The financial and environmental burden of building more power stations to generate electricity is prohibitive and governments in developing countries often cannot secure the funding to put this infrastructure in place or pay the loans back.

Hildebrandt heads up a group that researches how to help improve the quality of the lives of the poorest. The group was known as the Centre of Materials and Process Synthesis at the University of the Witwatersrand. In 2013 the group moved to Unisa and become known as the Materials and Process Synthesis Research Unit (Maps).

The team consists of 10 PhDs who help supervise 30 to 40 postgraduate students at any time. Hildebrandt has supervised and graduated more than 100 postgraduate students herself, of which most were either female or black.

The work done at Maps has resulted in pilot plants in China, Australia and South Africa. The research has shown that small, efficient, flexible XTL plants (where X stands for any carbon-containing feed) can be built with normalised capital costs, comparable to those of large more traditional plants.

Hildebrandt demonstrated the concept at COP17, where her team built a full-scale model of a waste-to-fuels plant that was able to fit in a shipping container. There was a lot of interest from both international and local governments.
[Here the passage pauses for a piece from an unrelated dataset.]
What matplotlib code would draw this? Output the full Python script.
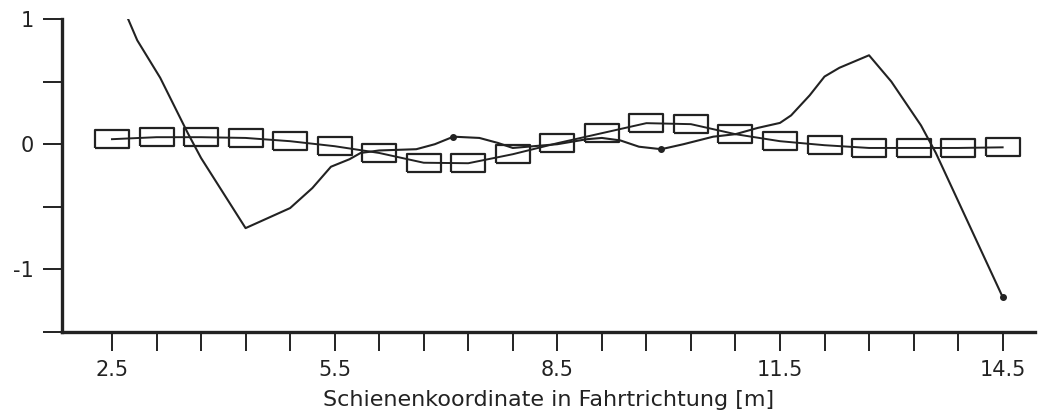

“There are two aspects of my work that motivate me,” she explains. “Firstly, making new discoveries is very exciting and rewarding. Secondly, I work with some of the best, the brightest and the most motivated of the young people in South Africa and Africa. This is a great honour and it gives me great joy. There is a moment, when supervising PhD students, when the student becomes the teacher. This is a magical moment and very rewarding.”